# Aim:
Show each line of the data below that has the string "matplotlib" in it.

((

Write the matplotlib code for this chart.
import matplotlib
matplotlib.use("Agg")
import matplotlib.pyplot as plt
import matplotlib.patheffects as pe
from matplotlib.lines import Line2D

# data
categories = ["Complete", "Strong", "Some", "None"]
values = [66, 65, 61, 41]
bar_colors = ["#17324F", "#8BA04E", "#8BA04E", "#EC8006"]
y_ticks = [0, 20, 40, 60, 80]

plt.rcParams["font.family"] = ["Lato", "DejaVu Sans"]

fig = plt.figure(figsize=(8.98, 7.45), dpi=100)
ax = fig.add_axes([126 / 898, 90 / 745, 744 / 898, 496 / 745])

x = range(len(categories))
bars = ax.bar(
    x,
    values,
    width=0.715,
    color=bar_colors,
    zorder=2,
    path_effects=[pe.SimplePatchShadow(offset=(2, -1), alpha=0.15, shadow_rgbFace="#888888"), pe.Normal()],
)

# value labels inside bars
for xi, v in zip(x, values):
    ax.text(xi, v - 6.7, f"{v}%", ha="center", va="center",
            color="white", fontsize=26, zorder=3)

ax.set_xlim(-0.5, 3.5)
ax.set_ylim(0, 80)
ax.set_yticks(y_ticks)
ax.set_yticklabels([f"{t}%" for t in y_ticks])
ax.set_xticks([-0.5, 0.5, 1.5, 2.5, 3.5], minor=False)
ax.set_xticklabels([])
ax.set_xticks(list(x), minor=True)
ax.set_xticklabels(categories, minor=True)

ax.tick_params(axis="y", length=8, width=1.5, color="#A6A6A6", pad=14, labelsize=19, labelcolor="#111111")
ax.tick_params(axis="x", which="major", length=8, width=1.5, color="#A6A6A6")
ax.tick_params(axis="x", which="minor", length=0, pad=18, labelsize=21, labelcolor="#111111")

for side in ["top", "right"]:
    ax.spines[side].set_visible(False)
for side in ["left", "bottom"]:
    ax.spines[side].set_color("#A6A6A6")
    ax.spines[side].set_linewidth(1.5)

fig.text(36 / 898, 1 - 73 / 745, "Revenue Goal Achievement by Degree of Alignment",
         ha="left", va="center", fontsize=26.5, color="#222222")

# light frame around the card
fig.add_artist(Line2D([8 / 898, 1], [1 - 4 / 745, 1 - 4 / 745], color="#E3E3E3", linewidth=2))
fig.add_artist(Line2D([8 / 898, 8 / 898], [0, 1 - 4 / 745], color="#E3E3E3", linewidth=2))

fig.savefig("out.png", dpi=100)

))

# Result for this exercise:
Write the matplotlib code for this chart.
import matplotlib
matplotlib.use("Agg")
import matplotlib.pyplot as plt
import matplotlib.patheffects as pe
from matplotlib.lines import Line2D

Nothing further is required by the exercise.